» **Exercise instructions**: Check every line of the entries for "this", and copy the lines that hold it.

-------- Record excerpts --------

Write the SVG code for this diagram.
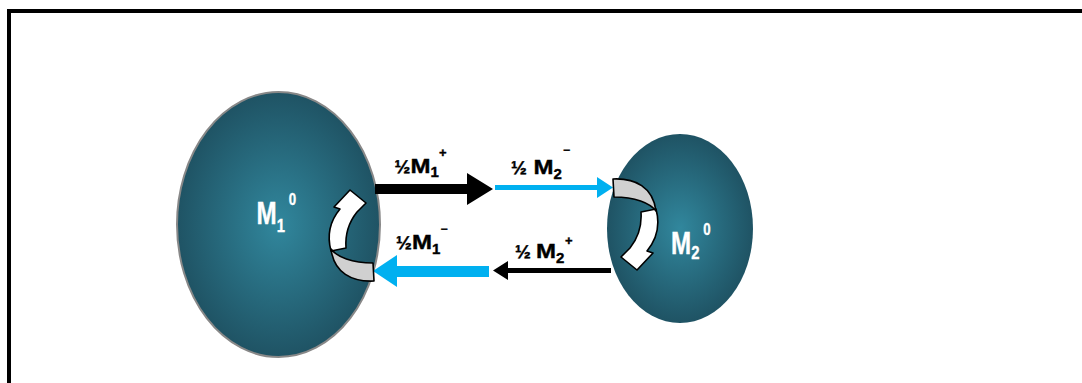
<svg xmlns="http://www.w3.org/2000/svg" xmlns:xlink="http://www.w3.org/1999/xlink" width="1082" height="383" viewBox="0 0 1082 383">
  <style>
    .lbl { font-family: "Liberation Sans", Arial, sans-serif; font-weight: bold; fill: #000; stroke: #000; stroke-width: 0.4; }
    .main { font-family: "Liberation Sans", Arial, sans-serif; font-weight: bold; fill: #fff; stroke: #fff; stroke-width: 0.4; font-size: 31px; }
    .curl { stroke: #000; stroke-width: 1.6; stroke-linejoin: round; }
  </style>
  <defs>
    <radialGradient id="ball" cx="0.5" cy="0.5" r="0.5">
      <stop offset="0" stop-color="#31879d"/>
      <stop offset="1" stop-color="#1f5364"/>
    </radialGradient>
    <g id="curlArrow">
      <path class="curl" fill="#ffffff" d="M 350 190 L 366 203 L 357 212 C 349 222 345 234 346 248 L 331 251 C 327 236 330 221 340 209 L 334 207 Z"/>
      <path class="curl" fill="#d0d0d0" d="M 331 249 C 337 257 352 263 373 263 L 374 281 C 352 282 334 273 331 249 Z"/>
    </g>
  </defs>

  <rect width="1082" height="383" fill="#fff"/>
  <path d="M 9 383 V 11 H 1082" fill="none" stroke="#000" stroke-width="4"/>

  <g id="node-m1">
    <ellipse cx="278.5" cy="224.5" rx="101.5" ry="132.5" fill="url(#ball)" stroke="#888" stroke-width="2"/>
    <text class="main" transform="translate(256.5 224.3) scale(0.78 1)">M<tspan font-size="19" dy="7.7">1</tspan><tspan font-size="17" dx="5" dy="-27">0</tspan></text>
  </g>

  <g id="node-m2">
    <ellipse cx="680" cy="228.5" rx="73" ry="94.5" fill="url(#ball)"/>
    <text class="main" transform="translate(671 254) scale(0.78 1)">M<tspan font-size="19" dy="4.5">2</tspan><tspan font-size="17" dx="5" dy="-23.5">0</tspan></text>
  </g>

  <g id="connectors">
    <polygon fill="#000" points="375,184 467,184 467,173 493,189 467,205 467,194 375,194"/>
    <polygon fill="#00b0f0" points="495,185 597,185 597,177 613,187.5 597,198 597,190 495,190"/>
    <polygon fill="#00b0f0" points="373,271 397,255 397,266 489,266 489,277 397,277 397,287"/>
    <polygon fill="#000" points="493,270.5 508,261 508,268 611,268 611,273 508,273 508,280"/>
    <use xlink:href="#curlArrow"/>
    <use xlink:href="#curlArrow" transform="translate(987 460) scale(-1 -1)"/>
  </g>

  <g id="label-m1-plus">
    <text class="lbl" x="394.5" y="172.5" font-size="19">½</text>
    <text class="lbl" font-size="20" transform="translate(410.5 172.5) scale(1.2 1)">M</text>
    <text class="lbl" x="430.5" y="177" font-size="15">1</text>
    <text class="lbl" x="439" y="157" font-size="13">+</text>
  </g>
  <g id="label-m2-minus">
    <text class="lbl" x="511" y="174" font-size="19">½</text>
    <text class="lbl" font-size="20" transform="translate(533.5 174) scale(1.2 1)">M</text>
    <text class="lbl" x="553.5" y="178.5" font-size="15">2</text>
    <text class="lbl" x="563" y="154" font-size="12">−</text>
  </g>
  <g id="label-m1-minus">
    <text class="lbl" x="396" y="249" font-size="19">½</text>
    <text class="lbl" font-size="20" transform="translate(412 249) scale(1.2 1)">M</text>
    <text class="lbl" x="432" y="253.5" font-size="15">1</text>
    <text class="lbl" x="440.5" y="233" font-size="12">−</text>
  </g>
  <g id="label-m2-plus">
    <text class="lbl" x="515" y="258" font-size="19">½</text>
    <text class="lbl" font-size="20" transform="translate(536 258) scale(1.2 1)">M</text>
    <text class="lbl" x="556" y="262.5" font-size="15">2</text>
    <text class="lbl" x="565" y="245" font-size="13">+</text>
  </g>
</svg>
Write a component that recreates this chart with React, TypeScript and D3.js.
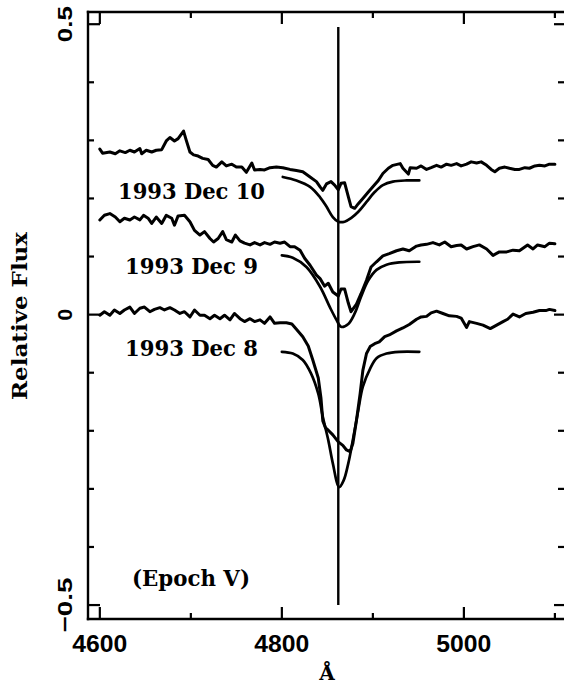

--------

» **The output**:
Write the SVG code for this diagram.
Write a component that recreates this chart with React, TypeScript and D3.js.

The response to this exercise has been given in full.